I have been pondering how to salvage the FDA. Maryanne Demasi asks the same question
Excerpt below. BTW, it would save the govt and citizens a great deal of downstream money if user fees were ended or did not go to FDA, and Congress fully funded FDA instead
The FDA has been rubber-stamping drugs that barely work while Big Pharma cashes in.
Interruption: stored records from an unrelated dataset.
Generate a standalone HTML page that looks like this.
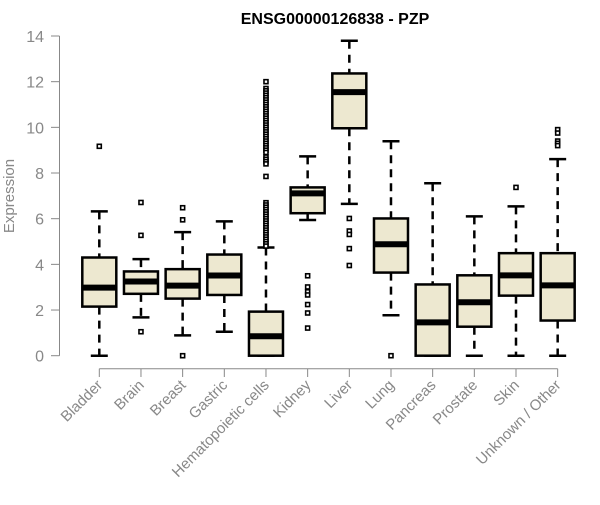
<!DOCTYPE html>
<html><head><meta charset="utf-8"><style>
body{margin:0;background:#fff}
svg text{font-family:"Liberation Sans",Arial,sans-serif}
</style></head><body>
<svg id="chart" width="600" height="500" xmlns="http://www.w3.org/2000/svg">
<text x="335" y="24" text-anchor="middle" font-weight="bold" font-size="16" fill="#000">ENSG00000126838 - PZP</text>
<text transform="translate(14,196) rotate(-90)" text-anchor="middle" font-size="15" fill="#888">Expression</text>
<g id="axes"></g><g id="marks"></g>
</svg>
<script>
const categories=["Bladder","Brain","Breast","Gastric","Hematopoietic cells","Kidney","Liver","Lung","Pancreas","Prostate","Skin","Unknown / Other"];
const whiskerLow=[0,1.68,0.89,1.05,0,5.94,6.65,1.77,0,0,0,0];
const q1=[2.15,2.71,2.50,2.66,0,6.24,9.96,3.64,0,1.27,2.63,1.54];
const medians=[2.98,3.25,3.07,3.51,0.85,7.11,11.54,4.88,1.46,2.34,3.52,3.08];
const q3=[4.30,3.69,3.79,4.43,1.93,7.37,12.36,6.01,3.12,3.52,4.49,4.49];
const whiskerHigh=[6.32,4.23,5.41,5.88,4.74,8.73,13.79,9.39,7.55,6.10,6.54,8.61];
const outliers=[[9.17],[6.71,5.27,1.05],[6.48,5.95,0],[],
[12.0,11.7,11.6,11.5,11.4,11.3,11.2,11.1,11.0,10.9,10.8,10.7,10.6,10.5,10.4,10.3,10.2,10.1,10.0,9.9,9.8,9.7,9.6,9.5,9.4,9.3,9.2,9.1,9.0,8.9,8.7,8.6,8.5,8.4,7.85,6.7,6.6,6.5,6.4,6.3,6.2,6.1,6.0,5.9,5.8,5.7,5.6,5.5,5.4,5.3,5.2,5.1,5.0,4.9,4.8],
[3.50,3.01,2.8,2.66,2.24,1.87,1.21],[6.01,5.46,5.31,4.69,3.95],[0],[],[],[7.37],[9.9,9.75,9.4,9.3,9.2]];
const yTicks=[0,2,4,6,8,10,12,14];
const y=v=>355.7-v*(355.7-36)/14;
const x=i=>99.3+i*41.67;
const NS="http://www.w3.org/2000/svg";
function mk(p,t,a){const e=document.createElementNS(NS,t);for(const k in a)e.setAttribute(k,a[k]);p.appendChild(e);return e;}
const ax=document.getElementById('axes'),mg=document.getElementById('marks');
let l=mk(ax,'line',{x1:59.5,x2:59.5,y1:y(0),y2:y(14),stroke:'#888','stroke-width':1});


yTicks.forEach(t=>{
 let tk=mk(ax,'line',{x1:51,x2:59.5,y1:y(t),y2:y(t),stroke:'#888'});
 
 
 let tx=mk(ax,'text',{x:44,y:y(t)+6,'text-anchor':'end','font-size':16,fill:'#888'});
 tx.textContent=t;
 
 
});
l=mk(ax,'line',{x1:x(0),x2:x(11),y1:368.7,y2:368.7,stroke:'#888'});


categories.forEach((c,i)=>{
 const cx=x(i),w=17;
 let tk=mk(ax,'line',{x1:cx,x2:cx,y1:368.7,y2:377,stroke:'#888'});
 
 
 let tx=mk(ax,'text',{transform:`translate(${cx+4},${386}) rotate(-45)`,'text-anchor':'end','font-size':15,fill:'#888'});
 tx.textContent=c;
 
 
 const g=mk(mg,'g',{});
 
 
 mk(g,'line',{x1:cx,x2:cx,y1:y(whiskerHigh[i]),y2:y(q3[i]),stroke:'#000','stroke-width':2.5,'stroke-dasharray':'8,6'});
 mk(g,'line',{x1:cx,x2:cx,y1:y(q1[i]),y2:y(whiskerLow[i]),stroke:'#000','stroke-width':2.5,'stroke-dasharray':'8,6'});
 mk(g,'line',{x1:cx-8.5,x2:cx+8.5,y1:y(whiskerHigh[i]),y2:y(whiskerHigh[i]),stroke:'#000','stroke-width':2.5});
 mk(g,'line',{x1:cx-8.5,x2:cx+8.5,y1:y(whiskerLow[i]),y2:y(whiskerLow[i]),stroke:'#000','stroke-width':2.5});
 mk(g,'rect',{x:cx-w,y:y(q3[i]),width:2*w,height:y(q1[i])-y(q3[i]),fill:'#EDE8D0',stroke:'#000','stroke-width':2.5});
 mk(g,'line',{x1:cx-w,x2:cx+w,y1:y(medians[i]),y2:y(medians[i]),stroke:'#000','stroke-width':6});
 outliers[i].forEach(v=>{mk(g,'rect',{x:cx-2,y:y(v)-2,width:4,height:4,fill:'#fff',stroke:'#000','stroke-width':1.6});});
});
</script>
</body></html>
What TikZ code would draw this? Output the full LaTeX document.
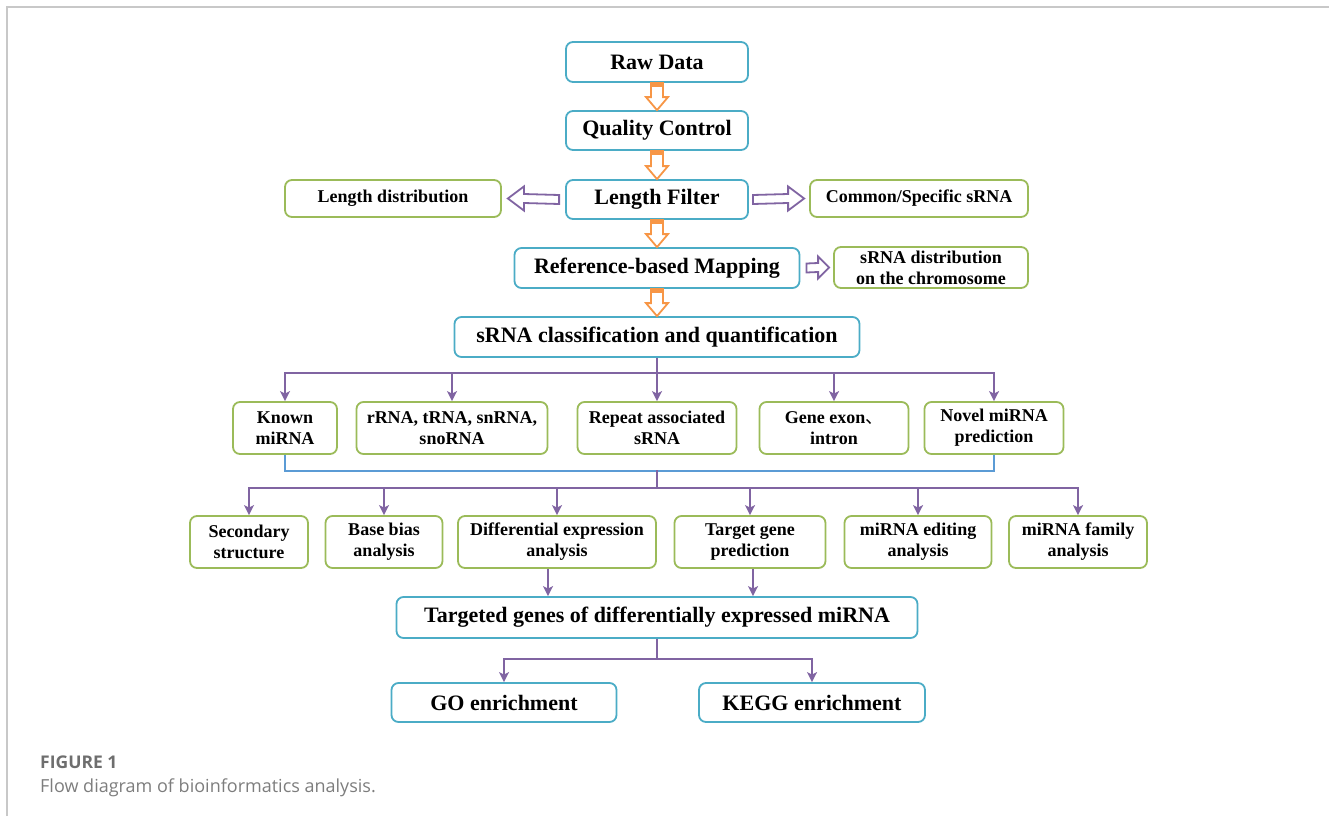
\documentclass[tikz,border=0pt]{standalone}
\usepackage{fontspec}
\setmainfont{Liberation Serif}
\newfontfamily\capfont{Open Sans}
\newfontfamily\cjk{Noto Sans CJK SC}
\usetikzlibrary{arrows.meta,calc}
\definecolor{bblue}{RGB}{75,172,198}
\definecolor{bgreen}{RGB}{155,187,89}
\definecolor{ppurple}{RGB}{128,100,162}
\definecolor{oorange}{RGB}{247,150,70}
\definecolor{lblue}{RGB}{91,155,213}
\definecolor{framegray}{RGB}{200,200,200}
\definecolor{capgray}{RGB}{110,110,110}
\definecolor{capgray2}{RGB}{125,125,125}
\begin{document}
\begin{tikzpicture}[x=1pt,y=-1pt,
  basebox/.style={rounded corners=7pt, line width=1.8pt, fill=white, inner sep=0pt, align=center},
  bluebox/.style={basebox, draw=bblue, font=\bfseries\fontsize{22}{26}\selectfont},
  greenbox/.style={basebox, draw=bgreen, font=\bfseries\fontsize{18}{21}\selectfont},
  pline/.style={draw=ppurple, line width=2pt},
  parr/.style={pline, -{Stealth[length=10pt,width=10pt,inset=2.5pt]}},
  bline/.style={draw=lblue, line width=1.3pt},
  oarrow/.style={draw=oorange, line width=1.8pt, fill=white, line join=miter},
  harrow/.style={draw=ppurple, line width=1.8pt, fill=white, line join=miter}
]
\useasboundingbox (0,0) rectangle (1329,816);
\draw[framegray, line width=1.5pt] (7,816) -- (7,7) -- (1329,7);

% main column
\node[bluebox, minimum width=182, minimum height=40] (raw) at (657,62) {Raw Data};
\node[bluebox, minimum width=182, minimum height=39] (qc) at (657,130.5) {Quality Control};
\node[bluebox, minimum width=182, minimum height=39] (lf) at (657,199.5) {Length Filter};
\node[greenbox, minimum width=216, minimum height=37] (ld) at (393,198.5) {Length distribution};
\node[greenbox, minimum width=218, minimum height=37] (cs) at (919,198.5) {Common/Specific sRNA};
\node[bluebox, minimum width=285, minimum height=40] (map) at (657,268) {Reference-based Mapping};
\node[greenbox, minimum width=194, minimum height=41] (dist) at (931,267.5) {sRNA distribution\\on the chromosome};
\node[bluebox, minimum width=405, minimum height=40] (cls) at (657,337) {sRNA classification and quantification};

% row 2
\node[greenbox, minimum width=104, minimum height=52] (known) at (285,428) {Known\\miRNA};
\node[greenbox, minimum width=191, minimum height=52] (rrna) at (452,428) {rRNA, tRNA, snRNA,\\snoRNA};
\node[greenbox, minimum width=159, minimum height=52] (rep) at (657,428) {Repeat associated\\sRNA};
\node[greenbox, minimum width=149, minimum height=52] (gene) at (834,428) {Gene exon{\cjk\mdseries 、}\\intron};
\node[greenbox, minimum width=139, minimum height=52] (novel) at (994,428) {Novel miRNA\\prediction};

% row 3
\node[greenbox, minimum width=118, minimum height=52] (sec) at (249,542) {Secondary\\structure};
\node[greenbox, minimum width=117, minimum height=52] (base) at (384,542) {Base bias\\analysis};
\node[greenbox, minimum width=198, minimum height=52] (diff) at (557,542) {Differential expression\\analysis};
\node[greenbox, minimum width=151, minimum height=52] (target) at (750,542) {Target gene\\prediction};
\node[greenbox, minimum width=147, minimum height=52] (edit) at (918,542) {miRNA editing\\analysis};
\node[greenbox, minimum width=138, minimum height=52] (fam) at (1078,542) {miRNA family\\analysis};

% bottom
\node[bluebox, minimum width=521, minimum height=41] (tg) at (657,617.5) {Targeted genes of differentially expressed miRNA};
\node[bluebox, minimum width=225, minimum height=39] (go) at (504,702.5) {GO enrichment};
\node[bluebox, minimum width=226, minimum height=39] (kegg) at (812,702.5) {KEGG enrichment};

% orange hollow arrows
\foreach \a/\b in {raw/qc, qc/lf, lf/map, map/cls}{
  \draw[oarrow] ($(\a.south)+(-6,0)$) -- ($(\b.north)+(-6,-13)$) -- ($(\b.north)+(-11,-13)$) -- (\b.north)
     -- ($(\b.north)+(11,-13)$) -- ($(\b.north)+(6,-13)$) -- ($(\a.south)+(6,0)$) -- cycle;
  \fill[oorange] ($(\a.south)+(-6,0)$) rectangle ($(\a.south)+(6,4)$);
}

% purple hollow arrows
\draw[harrow] ($(lf.west)+(-6,-4.5)$) -- ($(ld.east)+(22,-4.5)$) -- ($(ld.east)+(22,-12)$) -- ($(ld.east)+(6,0)$)
  -- ($(ld.east)+(22,12)$) -- ($(ld.east)+(22,4.5)$) -- ($(lf.west)+(-6,4.5)$) -- cycle;
\draw[harrow] ($(lf.east)+(4,-4.5)$) -- ($(cs.west)+(-21,-4.5)$) -- ($(cs.west)+(-21,-12)$) -- ($(cs.west)+(-5,0)$)
  -- ($(cs.west)+(-21,12)$) -- ($(cs.west)+(-21,4.5)$) -- ($(lf.east)+(4,4.5)$) -- cycle;
\draw[harrow] ($(map.east)+(6,-4.5)$) -- ($(dist.west)+(-15,-4.5)$) -- ($(dist.west)+(-15,-11)$) -- ($(dist.west)+(-4,0)$)
  -- ($(dist.west)+(-15,11)$) -- ($(dist.west)+(-15,4.5)$) -- ($(map.east)+(6,4.5)$) -- cycle;

% bus to row 2
\coordinate (b1) at (657,373);
\draw[pline] (cls.south) -- (b1);
\draw[pline, line cap=rect] (known.north |- b1) -- (novel.north |- b1);
\foreach \n in {known, rrna, rep, gene, novel}{
  \draw[parr] (\n.north |- b1) -- (\n.north);
}

% blue collector line
\draw[bline] (known.south) -- ++(0,16) -| (novel.south);
\coordinate (j2) at (657,470);
\coordinate (b2) at (657,488);
\draw[pline] (j2) -- (b2);
\draw[pline, line cap=rect] (sec.north |- b2) -- (fam.north |- b2);
\foreach \n in {sec, base, diff, target, edit, fam}{
  \draw[parr] (\n.north |- b2) -- (\n.north);
}

% to targeted genes
\draw[parr] ([xshift=-9pt]diff.south) -- ([xshift=-9pt]diff.south |- tg.north);
\draw[parr] ([xshift=3pt]target.south) -- ([xshift=3pt]target.south |- tg.north);

% to GO / KEGG
\coordinate (j3) at (657,659);
\draw[pline] (tg.south) -- (j3);
\draw[pline, line cap=rect] (go.north |- j3) -- (kegg.north |- j3);
\draw[parr] (go.north |- j3) -- (go.north);
\draw[parr] (kegg.north |- j3) -- (kegg.north);

% caption
\node[anchor=base west, inner sep=0, text=capgray, font=\capfont\bfseries\fontsize{17.5}{20}\selectfont] (fig) at (40,768) {FIGURE 1};
\node[anchor=base west, inner sep=0, text=capgray2, font=\capfont\fontsize{18}{21}\selectfont] (cap) at (40,792) {Flow diagram of bioinformatics analysis.};
\end{tikzpicture}
\end{document}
Now, with Marty Makary at the helm, can he fix a broken system?

Dr Marty Makary—now confirmed as FDA Commissioner—inherits an agency that routinely approves drugs with questionable benefits.
At Makary’s confirmation hearing on March 6th, senators repeatedly hailed the FDA as the “gold standard” of drug regulation—a phrase meant to reassure the public that approved drugs are significantly effective.
But this claim is an illusion.
In 2013, Jonathan J. Darrow, a Harvard legal scholar and expert in drug regulation, published a scathing analysis in the Washington and Lee Law Review, exposing the reality behind this phrase.
Darrow’s paper, Pharmaceutical Efficacy: The Illusory Legal Standard, meticulously details how the FDA’s approval process does not require drugs to be meaningfully effective—only that they show some effect, no matter how trivial.
Since then, the problem has only worsened.
Makary has spent years criticising medical waste and corporate influence in healthcare. But now, as the new FDA Commissioner, can he reform an institution this compromised?
The “gold standard” that fails the public
The phrase “gold standard” suggests uncompromising scientific scrutiny. However, under U.S. law, there is no specific level of efficacy required for a new drug to be approved.
The FDA’s legal framework, Title 21 of the U.S. Code, demands only “substantial evidence” of benefit, without defining what “substantial” actually means.
Darrow explains: “The standard is almost entirely illusory because it leaves to the drug sponsor the ability to specify any non-zero level of efficacy.”